WHAT IS EXPECTED:
Copy exactly, and only, the lines starting at the line with "Recreate this image" and ending at the line with "YEARS = list(range(1850, 2015))". Leave every picture out of the copy.

--------------------------------------------------

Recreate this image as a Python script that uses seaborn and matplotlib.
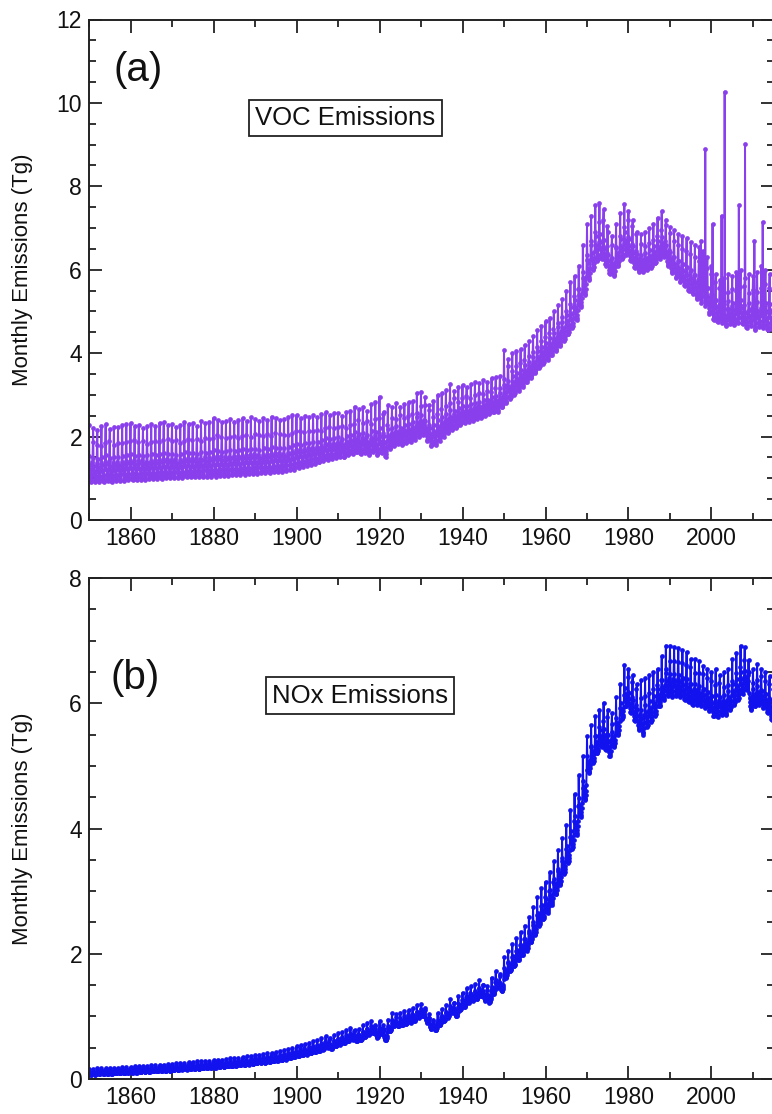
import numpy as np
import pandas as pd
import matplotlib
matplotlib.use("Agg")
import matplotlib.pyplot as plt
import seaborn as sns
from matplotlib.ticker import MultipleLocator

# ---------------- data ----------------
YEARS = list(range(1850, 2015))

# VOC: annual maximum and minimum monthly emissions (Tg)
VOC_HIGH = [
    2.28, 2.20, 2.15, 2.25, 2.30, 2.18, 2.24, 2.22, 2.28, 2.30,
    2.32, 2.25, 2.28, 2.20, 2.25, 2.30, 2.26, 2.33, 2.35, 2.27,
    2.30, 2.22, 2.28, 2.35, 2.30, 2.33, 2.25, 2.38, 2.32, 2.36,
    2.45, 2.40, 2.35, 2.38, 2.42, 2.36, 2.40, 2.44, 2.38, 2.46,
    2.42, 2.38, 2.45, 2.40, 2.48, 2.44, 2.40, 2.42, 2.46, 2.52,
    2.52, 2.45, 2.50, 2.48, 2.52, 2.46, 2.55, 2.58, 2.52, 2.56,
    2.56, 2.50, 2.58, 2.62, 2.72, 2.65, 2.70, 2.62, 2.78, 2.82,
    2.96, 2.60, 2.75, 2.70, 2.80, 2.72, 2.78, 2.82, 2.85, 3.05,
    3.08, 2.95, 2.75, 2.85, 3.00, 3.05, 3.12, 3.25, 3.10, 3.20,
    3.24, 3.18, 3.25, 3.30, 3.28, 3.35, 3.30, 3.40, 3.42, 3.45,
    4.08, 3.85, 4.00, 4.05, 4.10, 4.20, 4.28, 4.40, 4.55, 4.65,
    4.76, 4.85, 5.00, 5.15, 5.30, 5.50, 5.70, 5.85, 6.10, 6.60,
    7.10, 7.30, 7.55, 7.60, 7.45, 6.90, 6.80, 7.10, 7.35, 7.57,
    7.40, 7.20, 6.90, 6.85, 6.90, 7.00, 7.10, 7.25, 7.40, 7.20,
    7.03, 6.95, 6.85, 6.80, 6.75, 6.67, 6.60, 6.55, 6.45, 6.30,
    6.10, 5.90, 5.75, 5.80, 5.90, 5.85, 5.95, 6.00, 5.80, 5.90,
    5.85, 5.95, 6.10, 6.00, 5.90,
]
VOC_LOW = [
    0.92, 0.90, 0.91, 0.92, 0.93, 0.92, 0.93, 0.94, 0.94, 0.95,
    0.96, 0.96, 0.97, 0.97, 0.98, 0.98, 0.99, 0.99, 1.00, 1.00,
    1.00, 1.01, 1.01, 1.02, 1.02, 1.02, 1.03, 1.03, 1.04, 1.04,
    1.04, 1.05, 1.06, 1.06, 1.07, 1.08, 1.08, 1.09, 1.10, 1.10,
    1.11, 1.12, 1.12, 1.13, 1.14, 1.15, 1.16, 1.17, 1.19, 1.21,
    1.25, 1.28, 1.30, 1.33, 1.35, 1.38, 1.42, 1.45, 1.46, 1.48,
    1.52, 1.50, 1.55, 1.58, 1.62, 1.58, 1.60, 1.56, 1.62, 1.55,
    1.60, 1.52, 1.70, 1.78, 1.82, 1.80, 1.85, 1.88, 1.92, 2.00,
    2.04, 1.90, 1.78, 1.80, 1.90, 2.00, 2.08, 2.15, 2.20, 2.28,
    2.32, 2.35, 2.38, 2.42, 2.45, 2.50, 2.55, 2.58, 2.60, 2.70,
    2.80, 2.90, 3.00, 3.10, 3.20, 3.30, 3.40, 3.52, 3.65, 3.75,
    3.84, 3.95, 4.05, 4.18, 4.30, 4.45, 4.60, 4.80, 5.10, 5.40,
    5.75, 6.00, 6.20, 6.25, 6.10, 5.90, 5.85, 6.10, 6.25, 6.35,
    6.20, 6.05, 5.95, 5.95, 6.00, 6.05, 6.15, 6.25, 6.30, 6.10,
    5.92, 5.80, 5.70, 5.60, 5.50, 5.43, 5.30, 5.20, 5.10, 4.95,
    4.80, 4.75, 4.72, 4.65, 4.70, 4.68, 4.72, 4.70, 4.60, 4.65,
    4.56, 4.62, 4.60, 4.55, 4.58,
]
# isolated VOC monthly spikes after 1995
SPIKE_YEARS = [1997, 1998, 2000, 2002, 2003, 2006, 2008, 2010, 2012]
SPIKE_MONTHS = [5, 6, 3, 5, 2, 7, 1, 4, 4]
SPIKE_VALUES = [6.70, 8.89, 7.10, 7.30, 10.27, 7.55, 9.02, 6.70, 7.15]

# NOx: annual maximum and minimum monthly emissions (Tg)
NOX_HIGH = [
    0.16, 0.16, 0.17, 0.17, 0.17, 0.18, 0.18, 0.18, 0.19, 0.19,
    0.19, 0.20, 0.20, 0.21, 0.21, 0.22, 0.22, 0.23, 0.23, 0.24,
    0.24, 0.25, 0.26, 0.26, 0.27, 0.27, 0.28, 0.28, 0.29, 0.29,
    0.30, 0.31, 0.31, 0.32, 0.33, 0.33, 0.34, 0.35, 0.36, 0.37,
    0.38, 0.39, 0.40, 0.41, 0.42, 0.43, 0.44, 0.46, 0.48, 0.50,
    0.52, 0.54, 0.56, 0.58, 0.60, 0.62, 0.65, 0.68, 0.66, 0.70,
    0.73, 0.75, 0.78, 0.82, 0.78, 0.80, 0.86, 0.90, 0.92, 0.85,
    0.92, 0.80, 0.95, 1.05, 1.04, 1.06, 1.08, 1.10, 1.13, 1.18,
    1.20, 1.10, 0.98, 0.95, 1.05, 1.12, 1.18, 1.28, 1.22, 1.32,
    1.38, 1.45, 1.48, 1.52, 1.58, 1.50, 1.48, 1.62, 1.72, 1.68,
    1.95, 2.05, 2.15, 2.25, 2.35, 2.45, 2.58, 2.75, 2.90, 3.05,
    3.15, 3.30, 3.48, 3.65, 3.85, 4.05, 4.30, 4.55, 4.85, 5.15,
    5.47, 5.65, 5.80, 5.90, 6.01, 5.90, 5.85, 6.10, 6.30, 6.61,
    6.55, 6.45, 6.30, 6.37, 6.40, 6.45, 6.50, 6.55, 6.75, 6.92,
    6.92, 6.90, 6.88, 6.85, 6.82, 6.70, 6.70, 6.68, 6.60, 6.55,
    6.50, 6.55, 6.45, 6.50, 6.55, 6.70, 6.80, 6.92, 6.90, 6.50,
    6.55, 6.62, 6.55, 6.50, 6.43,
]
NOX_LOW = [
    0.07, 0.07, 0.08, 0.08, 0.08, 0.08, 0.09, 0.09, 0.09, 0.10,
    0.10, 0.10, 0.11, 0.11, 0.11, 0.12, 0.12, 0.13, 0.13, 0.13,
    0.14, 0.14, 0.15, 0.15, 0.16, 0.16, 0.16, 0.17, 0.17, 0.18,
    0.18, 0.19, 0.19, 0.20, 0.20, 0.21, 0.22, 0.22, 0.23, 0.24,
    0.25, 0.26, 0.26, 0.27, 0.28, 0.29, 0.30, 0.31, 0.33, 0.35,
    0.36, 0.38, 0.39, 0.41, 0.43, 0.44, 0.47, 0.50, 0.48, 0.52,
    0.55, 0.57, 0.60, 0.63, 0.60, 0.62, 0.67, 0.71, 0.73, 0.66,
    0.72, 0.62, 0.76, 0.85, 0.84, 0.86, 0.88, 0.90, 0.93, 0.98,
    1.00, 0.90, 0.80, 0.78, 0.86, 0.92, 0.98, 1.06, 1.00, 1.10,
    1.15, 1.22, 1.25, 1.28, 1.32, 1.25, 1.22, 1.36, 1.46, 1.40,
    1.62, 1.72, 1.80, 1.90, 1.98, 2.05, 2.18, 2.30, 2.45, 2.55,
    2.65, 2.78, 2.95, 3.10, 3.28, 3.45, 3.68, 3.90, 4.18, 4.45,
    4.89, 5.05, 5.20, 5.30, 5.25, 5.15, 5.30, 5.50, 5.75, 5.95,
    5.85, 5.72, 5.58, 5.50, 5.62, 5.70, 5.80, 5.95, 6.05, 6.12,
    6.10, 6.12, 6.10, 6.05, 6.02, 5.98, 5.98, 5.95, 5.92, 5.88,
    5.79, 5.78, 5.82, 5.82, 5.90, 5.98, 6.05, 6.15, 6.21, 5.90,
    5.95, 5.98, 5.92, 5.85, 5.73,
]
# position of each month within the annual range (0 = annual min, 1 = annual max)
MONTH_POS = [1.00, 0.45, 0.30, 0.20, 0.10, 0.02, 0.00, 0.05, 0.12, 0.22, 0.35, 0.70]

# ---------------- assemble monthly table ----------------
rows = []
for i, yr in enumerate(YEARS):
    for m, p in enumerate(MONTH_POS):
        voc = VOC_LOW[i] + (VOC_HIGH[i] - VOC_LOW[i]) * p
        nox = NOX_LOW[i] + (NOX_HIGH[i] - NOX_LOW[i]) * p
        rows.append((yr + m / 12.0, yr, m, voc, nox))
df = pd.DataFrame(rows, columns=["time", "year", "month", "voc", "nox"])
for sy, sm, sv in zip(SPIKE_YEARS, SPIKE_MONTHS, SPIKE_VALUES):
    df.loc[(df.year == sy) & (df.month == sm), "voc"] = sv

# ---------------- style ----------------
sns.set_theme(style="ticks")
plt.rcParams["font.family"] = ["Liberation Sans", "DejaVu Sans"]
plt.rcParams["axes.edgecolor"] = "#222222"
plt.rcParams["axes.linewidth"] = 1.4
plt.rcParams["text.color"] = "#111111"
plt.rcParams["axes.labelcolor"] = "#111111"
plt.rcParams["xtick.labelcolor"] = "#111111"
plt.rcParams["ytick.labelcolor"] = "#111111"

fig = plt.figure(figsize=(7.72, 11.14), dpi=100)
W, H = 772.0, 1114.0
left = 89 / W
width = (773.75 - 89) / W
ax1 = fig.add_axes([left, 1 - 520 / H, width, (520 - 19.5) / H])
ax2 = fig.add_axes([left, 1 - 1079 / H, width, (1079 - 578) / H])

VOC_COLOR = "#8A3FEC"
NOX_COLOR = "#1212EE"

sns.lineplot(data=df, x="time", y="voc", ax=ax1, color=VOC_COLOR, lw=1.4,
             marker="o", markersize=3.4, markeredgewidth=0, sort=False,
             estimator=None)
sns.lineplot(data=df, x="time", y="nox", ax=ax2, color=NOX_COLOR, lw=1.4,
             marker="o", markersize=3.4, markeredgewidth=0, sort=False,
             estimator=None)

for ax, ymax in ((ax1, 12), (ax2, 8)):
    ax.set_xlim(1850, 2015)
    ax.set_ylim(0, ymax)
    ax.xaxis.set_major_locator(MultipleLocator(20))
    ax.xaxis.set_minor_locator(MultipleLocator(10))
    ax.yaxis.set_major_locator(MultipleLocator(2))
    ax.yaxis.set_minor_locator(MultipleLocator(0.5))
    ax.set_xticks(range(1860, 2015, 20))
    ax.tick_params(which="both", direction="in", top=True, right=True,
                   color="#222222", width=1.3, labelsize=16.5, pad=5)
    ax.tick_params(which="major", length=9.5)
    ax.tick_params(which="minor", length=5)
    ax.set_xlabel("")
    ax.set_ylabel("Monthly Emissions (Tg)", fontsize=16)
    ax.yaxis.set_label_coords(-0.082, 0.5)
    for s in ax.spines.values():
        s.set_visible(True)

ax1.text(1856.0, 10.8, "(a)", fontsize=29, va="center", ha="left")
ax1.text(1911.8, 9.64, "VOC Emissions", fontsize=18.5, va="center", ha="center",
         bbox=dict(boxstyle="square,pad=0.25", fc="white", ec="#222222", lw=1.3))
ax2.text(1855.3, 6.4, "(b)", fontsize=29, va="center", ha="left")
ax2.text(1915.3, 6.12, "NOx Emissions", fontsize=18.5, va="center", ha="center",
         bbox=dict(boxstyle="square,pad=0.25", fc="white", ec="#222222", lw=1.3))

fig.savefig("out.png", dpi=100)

--------------------------------------------------

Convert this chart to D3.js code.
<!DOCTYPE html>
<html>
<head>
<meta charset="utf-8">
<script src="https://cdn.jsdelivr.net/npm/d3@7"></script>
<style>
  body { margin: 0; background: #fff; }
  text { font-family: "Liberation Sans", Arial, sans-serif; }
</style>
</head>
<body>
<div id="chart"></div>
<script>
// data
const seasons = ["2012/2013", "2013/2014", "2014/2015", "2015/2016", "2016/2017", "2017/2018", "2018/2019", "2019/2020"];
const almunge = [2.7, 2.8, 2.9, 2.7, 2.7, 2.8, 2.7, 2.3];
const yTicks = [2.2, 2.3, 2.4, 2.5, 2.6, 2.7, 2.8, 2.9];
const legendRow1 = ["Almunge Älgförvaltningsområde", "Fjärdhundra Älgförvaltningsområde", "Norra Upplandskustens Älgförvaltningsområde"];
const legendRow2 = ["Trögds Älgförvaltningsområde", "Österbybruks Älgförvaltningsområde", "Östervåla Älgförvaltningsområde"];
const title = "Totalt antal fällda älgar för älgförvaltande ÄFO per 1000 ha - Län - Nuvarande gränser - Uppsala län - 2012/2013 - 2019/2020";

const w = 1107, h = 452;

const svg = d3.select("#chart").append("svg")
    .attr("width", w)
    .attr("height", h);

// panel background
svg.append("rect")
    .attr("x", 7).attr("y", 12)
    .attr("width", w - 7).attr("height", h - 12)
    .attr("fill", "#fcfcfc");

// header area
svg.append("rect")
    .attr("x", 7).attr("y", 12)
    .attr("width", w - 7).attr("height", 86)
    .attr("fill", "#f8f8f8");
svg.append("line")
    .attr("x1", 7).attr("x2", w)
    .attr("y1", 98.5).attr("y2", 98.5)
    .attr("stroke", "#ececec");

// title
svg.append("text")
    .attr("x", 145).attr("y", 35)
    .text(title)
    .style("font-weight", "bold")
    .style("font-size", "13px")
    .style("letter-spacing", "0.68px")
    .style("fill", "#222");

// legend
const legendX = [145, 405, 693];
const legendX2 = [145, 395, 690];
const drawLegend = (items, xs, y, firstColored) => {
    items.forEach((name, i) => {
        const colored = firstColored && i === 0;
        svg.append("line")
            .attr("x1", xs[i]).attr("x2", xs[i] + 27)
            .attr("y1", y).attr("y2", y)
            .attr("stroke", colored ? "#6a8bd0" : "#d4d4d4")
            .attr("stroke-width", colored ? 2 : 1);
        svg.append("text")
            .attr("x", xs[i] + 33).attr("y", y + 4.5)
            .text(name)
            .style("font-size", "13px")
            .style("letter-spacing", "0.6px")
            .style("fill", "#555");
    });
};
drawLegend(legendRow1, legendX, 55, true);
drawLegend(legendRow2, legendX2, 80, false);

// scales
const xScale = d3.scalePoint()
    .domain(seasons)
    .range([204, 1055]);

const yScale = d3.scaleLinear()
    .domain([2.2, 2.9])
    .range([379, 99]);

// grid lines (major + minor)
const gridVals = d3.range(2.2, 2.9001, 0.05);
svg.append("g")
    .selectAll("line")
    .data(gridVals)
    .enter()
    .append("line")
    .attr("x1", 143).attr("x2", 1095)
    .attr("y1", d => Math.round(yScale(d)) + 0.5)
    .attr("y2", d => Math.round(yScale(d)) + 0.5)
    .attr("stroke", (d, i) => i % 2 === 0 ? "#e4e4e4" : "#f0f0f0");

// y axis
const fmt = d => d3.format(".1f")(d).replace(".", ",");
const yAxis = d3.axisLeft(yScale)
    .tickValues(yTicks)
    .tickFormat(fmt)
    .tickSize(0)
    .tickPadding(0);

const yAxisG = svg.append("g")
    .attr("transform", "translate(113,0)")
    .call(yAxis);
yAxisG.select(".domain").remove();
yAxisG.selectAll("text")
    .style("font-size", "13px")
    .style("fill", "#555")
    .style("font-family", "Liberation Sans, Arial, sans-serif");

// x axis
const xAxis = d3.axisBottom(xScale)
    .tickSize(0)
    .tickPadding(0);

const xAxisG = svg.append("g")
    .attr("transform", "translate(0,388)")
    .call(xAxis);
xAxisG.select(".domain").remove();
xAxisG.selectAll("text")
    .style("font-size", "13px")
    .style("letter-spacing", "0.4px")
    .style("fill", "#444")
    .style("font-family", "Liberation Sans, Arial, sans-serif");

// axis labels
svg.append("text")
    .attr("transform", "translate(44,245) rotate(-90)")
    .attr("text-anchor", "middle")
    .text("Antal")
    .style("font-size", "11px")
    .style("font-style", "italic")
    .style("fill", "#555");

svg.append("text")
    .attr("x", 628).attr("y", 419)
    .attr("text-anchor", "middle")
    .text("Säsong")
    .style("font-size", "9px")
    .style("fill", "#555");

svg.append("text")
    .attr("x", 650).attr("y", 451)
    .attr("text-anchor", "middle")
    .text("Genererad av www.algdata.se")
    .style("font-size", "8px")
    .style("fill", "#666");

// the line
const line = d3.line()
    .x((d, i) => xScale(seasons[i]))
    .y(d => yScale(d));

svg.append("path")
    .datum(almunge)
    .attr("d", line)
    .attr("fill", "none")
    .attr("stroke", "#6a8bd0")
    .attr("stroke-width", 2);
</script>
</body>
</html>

--------------------------------------------------

COMPLETED EXERCISE:
Recreate this image as a Python script that uses seaborn and matplotlib.
import numpy as np
import pandas as pd
import matplotlib
matplotlib.use("Agg")
import matplotlib.pyplot as plt
import seaborn as sns
from matplotlib.ticker import MultipleLocator

# ---------------- data ----------------
YEARS = list(range(1850, 2015))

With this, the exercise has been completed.